:: MATERIAL ::
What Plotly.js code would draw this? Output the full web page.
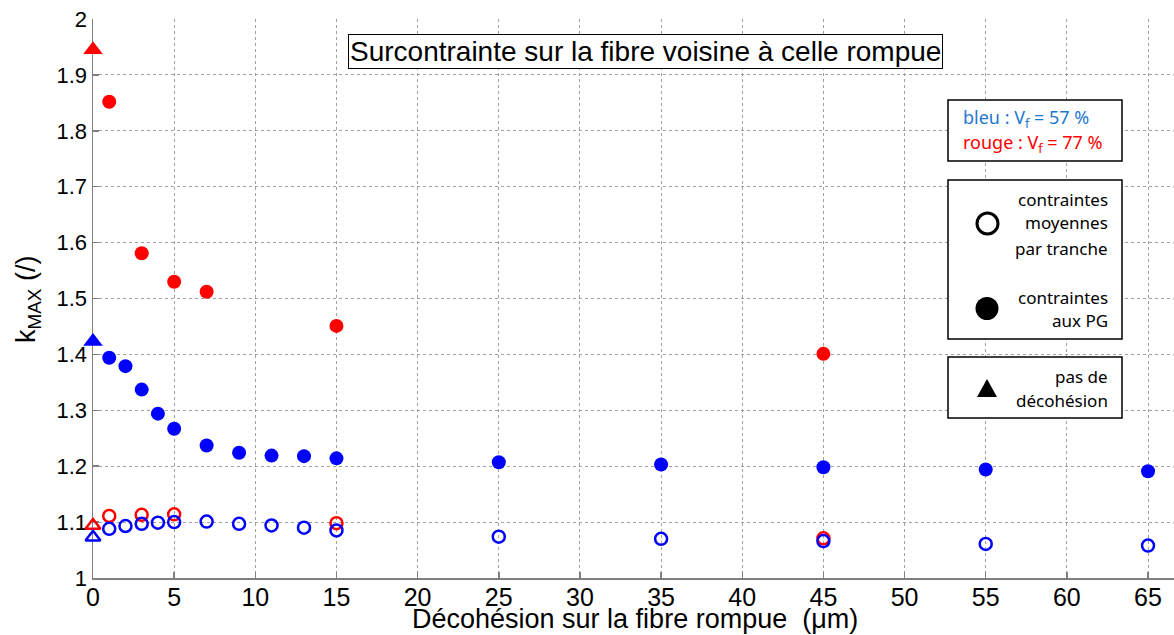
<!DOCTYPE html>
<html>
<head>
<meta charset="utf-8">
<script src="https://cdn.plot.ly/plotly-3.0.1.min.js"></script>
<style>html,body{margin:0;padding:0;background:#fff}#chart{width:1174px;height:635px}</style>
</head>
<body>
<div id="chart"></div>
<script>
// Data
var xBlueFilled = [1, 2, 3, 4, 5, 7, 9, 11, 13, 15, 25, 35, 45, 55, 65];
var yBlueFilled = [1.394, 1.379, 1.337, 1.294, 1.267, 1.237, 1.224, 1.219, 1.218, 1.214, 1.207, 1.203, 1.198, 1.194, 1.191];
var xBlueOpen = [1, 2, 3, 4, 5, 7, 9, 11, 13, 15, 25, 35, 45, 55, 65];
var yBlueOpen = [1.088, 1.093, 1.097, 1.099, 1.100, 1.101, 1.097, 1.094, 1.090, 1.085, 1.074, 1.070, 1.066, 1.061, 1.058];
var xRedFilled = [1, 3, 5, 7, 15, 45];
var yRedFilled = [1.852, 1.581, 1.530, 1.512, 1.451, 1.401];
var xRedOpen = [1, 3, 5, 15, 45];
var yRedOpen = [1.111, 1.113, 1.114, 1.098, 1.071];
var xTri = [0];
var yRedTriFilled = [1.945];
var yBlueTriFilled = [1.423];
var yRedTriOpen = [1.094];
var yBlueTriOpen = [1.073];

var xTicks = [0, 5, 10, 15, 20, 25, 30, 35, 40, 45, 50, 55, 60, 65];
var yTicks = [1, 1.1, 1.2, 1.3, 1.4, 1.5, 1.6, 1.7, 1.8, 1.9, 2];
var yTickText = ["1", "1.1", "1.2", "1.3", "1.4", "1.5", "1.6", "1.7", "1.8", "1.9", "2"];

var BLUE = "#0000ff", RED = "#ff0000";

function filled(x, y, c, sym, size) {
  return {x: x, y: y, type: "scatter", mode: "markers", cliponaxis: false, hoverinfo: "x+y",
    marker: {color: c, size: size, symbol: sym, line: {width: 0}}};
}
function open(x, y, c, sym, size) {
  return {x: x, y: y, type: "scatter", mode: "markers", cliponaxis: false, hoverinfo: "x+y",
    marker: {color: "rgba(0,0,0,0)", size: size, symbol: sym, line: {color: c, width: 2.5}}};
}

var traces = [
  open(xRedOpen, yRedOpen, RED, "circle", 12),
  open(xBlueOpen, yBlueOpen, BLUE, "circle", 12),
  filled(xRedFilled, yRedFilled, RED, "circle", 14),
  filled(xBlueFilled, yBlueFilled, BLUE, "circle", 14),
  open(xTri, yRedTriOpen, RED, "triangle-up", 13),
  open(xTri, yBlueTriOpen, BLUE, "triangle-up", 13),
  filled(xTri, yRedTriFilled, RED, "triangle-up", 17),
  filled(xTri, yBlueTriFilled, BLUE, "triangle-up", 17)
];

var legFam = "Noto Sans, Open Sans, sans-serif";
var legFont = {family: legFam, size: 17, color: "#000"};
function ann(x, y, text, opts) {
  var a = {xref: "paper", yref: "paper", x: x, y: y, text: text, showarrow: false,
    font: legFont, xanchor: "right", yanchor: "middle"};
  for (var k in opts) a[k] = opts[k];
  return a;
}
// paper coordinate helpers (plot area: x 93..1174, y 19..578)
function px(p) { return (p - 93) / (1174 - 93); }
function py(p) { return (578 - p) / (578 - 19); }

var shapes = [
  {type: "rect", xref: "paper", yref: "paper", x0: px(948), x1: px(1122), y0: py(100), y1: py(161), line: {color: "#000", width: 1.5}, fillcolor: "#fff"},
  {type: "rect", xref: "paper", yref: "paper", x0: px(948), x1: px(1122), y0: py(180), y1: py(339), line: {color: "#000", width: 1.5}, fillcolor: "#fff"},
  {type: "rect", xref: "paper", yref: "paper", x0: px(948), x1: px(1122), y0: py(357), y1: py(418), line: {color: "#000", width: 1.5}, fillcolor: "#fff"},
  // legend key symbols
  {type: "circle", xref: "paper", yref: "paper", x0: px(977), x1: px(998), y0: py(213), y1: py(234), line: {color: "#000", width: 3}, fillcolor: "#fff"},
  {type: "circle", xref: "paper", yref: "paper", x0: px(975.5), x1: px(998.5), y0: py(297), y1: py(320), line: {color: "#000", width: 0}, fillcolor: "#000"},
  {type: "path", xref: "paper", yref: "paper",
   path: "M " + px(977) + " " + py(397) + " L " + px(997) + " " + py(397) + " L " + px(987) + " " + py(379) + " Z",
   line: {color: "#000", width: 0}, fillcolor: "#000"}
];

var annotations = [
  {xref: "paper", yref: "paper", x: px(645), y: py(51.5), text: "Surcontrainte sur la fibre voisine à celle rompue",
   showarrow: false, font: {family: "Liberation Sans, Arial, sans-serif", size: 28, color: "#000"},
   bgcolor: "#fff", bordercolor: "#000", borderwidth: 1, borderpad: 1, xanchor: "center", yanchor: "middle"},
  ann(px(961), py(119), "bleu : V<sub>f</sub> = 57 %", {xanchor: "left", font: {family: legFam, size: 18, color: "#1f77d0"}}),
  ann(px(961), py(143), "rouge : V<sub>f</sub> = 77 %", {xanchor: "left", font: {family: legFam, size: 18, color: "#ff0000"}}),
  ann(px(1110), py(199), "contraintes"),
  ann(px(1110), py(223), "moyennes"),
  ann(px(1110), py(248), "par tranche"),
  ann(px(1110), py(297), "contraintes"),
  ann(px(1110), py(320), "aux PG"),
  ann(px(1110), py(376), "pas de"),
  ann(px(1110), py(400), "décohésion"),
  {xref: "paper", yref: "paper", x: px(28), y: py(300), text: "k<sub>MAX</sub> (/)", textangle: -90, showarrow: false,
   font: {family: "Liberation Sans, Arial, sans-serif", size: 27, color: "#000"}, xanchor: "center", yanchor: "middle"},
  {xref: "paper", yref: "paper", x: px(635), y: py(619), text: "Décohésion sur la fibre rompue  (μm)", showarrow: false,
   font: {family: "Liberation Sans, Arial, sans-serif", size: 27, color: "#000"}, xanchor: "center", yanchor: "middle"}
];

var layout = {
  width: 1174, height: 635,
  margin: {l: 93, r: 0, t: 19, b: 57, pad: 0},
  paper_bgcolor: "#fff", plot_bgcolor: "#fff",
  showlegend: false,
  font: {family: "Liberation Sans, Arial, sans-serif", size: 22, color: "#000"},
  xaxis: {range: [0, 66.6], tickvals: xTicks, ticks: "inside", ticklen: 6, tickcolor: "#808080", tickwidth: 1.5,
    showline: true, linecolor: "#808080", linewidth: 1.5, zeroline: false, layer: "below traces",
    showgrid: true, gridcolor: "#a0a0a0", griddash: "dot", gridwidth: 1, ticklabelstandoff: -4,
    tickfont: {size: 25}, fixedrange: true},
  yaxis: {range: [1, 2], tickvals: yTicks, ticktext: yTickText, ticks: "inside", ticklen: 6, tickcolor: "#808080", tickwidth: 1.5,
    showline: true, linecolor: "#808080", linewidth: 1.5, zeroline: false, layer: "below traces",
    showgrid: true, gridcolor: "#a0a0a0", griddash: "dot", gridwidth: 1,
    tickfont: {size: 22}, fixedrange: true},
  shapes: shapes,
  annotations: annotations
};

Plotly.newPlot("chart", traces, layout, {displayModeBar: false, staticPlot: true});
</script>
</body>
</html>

:: TASK GOAL ::
Quote the data above in full, leaving out the pictures it holds.

:: COMPLETE OUTPUT ::
What Plotly.js code would draw this? Output the full web page.
<!DOCTYPE html>
<html>
<head>
<meta charset="utf-8">
<script src="https://cdn.plot.ly/plotly-3.0.1.min.js"></script>
<style>html,body{margin:0;padding:0;background:#fff}#chart{width:1174px;height:635px}</style>
</head>
<body>
<div id="chart"></div>
<script>
// Data
var xBlueFilled = [1, 2, 3, 4, 5, 7, 9, 11, 13, 15, 25, 35, 45, 55, 65];
var yBlueFilled = [1.394, 1.379, 1.337, 1.294, 1.267, 1.237, 1.224, 1.219, 1.218, 1.214, 1.207, 1.203, 1.198, 1.194, 1.191];
var xBlueOpen = [1, 2, 3, 4, 5, 7, 9, 11, 13, 15, 25, 35, 45, 55, 65];
var yBlueOpen = [1.088, 1.093, 1.097, 1.099, 1.100, 1.101, 1.097, 1.094, 1.090, 1.085, 1.074, 1.070, 1.066, 1.061, 1.058];
var xRedFilled = [1, 3, 5, 7, 15, 45];
var yRedFilled = [1.852, 1.581, 1.530, 1.512, 1.451, 1.401];
var xRedOpen = [1, 3, 5, 15, 45];
var yRedOpen = [1.111, 1.113, 1.114, 1.098, 1.071];
var xTri = [0];
var yRedTriFilled = [1.945];
var yBlueTriFilled = [1.423];
var yRedTriOpen = [1.094];
var yBlueTriOpen = [1.073];

var xTicks = [0, 5, 10, 15, 20, 25, 30, 35, 40, 45, 50, 55, 60, 65];
var yTicks = [1, 1.1, 1.2, 1.3, 1.4, 1.5, 1.6, 1.7, 1.8, 1.9, 2];
var yTickText = ["1", "1.1", "1.2", "1.3", "1.4", "1.5", "1.6", "1.7", "1.8", "1.9", "2"];

var BLUE = "#0000ff", RED = "#ff0000";

function filled(x, y, c, sym, size) {
  return {x: x, y: y, type: "scatter", mode: "markers", cliponaxis: false, hoverinfo: "x+y",
    marker: {color: c, size: size, symbol: sym, line: {width: 0}}};
}
function open(x, y, c, sym, size) {
  return {x: x, y: y, type: "scatter", mode: "markers", cliponaxis: false, hoverinfo: "x+y",
    marker: {color: "rgba(0,0,0,0)", size: size, symbol: sym, line: {color: c, width: 2.5}}};
}

var traces = [
  open(xRedOpen, yRedOpen, RED, "circle", 12),
  open(xBlueOpen, yBlueOpen, BLUE, "circle", 12),
  filled(xRedFilled, yRedFilled, RED, "circle", 14),
  filled(xBlueFilled, yBlueFilled, BLUE, "circle", 14),
  open(xTri, yRedTriOpen, RED, "triangle-up", 13),
  open(xTri, yBlueTriOpen, BLUE, "triangle-up", 13),
  filled(xTri, yRedTriFilled, RED, "triangle-up", 17),
  filled(xTri, yBlueTriFilled, BLUE, "triangle-up", 17)
];

var legFam = "Noto Sans, Open Sans, sans-serif";
var legFont = {family: legFam, size: 17, color: "#000"};
function ann(x, y, text, opts) {
  var a = {xref: "paper", yref: "paper", x: x, y: y, text: text, showarrow: false,
    font: legFont, xanchor: "right", yanchor: "middle"};
  for (var k in opts) a[k] = opts[k];
  return a;
}
// paper coordinate helpers (plot area: x 93..1174, y 19..578)
function px(p) { return (p - 93) / (1174 - 93); }
function py(p) { return (578 - p) / (578 - 19); }

var shapes = [
  {type: "rect", xref: "paper", yref: "paper", x0: px(948), x1: px(1122), y0: py(100), y1: py(161), line: {color: "#000", width: 1.5}, fillcolor: "#fff"},
  {type: "rect", xref: "paper", yref: "paper", x0: px(948), x1: px(1122), y0: py(180), y1: py(339), line: {color: "#000", width: 1.5}, fillcolor: "#fff"},
  {type: "rect", xref: "paper", yref: "paper", x0: px(948), x1: px(1122), y0: py(357), y1: py(418), line: {color: "#000", width: 1.5}, fillcolor: "#fff"},
  // legend key symbols
  {type: "circle", xref: "paper", yref: "paper", x0: px(977), x1: px(998), y0: py(213), y1: py(234), line: {color: "#000", width: 3}, fillcolor: "#fff"},
  {type: "circle", xref: "paper", yref: "paper", x0: px(975.5), x1: px(998.5), y0: py(297), y1: py(320), line: {color: "#000", width: 0}, fillcolor: "#000"},
  {type: "path", xref: "paper", yref: "paper",
   path: "M " + px(977) + " " + py(397) + " L " + px(997) + " " + py(397) + " L " + px(987) + " " + py(379) + " Z",
   line: {color: "#000", width: 0}, fillcolor: "#000"}
];

var annotations = [
  {xref: "paper", yref: "paper", x: px(645), y: py(51.5), text: "Surcontrainte sur la fibre voisine à celle rompue",
   showarrow: false, font: {family: "Liberation Sans, Arial, sans-serif", size: 28, color: "#000"},
   bgcolor: "#fff", bordercolor: "#000", borderwidth: 1, borderpad: 1, xanchor: "center", yanchor: "middle"},
  ann(px(961), py(119), "bleu : V<sub>f</sub> = 57 %", {xanchor: "left", font: {family: legFam, size: 18, color: "#1f77d0"}}),
  ann(px(961), py(143), "rouge : V<sub>f</sub> = 77 %", {xanchor: "left", font: {family: legFam, size: 18, color: "#ff0000"}}),
  ann(px(1110), py(199), "contraintes"),
  ann(px(1110), py(223), "moyennes"),
  ann(px(1110), py(248), "par tranche"),
  ann(px(1110), py(297), "contraintes"),
  ann(px(1110), py(320), "aux PG"),
  ann(px(1110), py(376), "pas de"),
  ann(px(1110), py(400), "décohésion"),
  {xref: "paper", yref: "paper", x: px(28), y: py(300), text: "k<sub>MAX</sub> (/)", textangle: -90, showarrow: false,
   font: {family: "Liberation Sans, Arial, sans-serif", size: 27, color: "#000"}, xanchor: "center", yanchor: "middle"},
  {xref: "paper", yref: "paper", x: px(635), y: py(619), text: "Décohésion sur la fibre rompue  (μm)", showarrow: false,
   font: {family: "Liberation Sans, Arial, sans-serif", size: 27, color: "#000"}, xanchor: "center", yanchor: "middle"}
];

var layout = {
  width: 1174, height: 635,
  margin: {l: 93, r: 0, t: 19, b: 57, pad: 0},
  paper_bgcolor: "#fff", plot_bgcolor: "#fff",
  showlegend: false,
  font: {family: "Liberation Sans, Arial, sans-serif", size: 22, color: "#000"},
  xaxis: {range: [0, 66.6], tickvals: xTicks, ticks: "inside", ticklen: 6, tickcolor: "#808080", tickwidth: 1.5,
    showline: true, linecolor: "#808080", linewidth: 1.5, zeroline: false, layer: "below traces",
    showgrid: true, gridcolor: "#a0a0a0", griddash: "dot", gridwidth: 1, ticklabelstandoff: -4,
    tickfont: {size: 25}, fixedrange: true},
  yaxis: {range: [1, 2], tickvals: yTicks, ticktext: yTickText, ticks: "inside", ticklen: 6, tickcolor: "#808080", tickwidth: 1.5,
    showline: true, linecolor: "#808080", linewidth: 1.5, zeroline: false, layer: "below traces",
    showgrid: true, gridcolor: "#a0a0a0", griddash: "dot", gridwidth: 1,
    tickfont: {size: 22}, fixedrange: true},
  shapes: shapes,
  annotations: annotations
};

Plotly.newPlot("chart", traces, layout, {displayModeBar: false, staticPlot: true});
</script>
</body>
</html>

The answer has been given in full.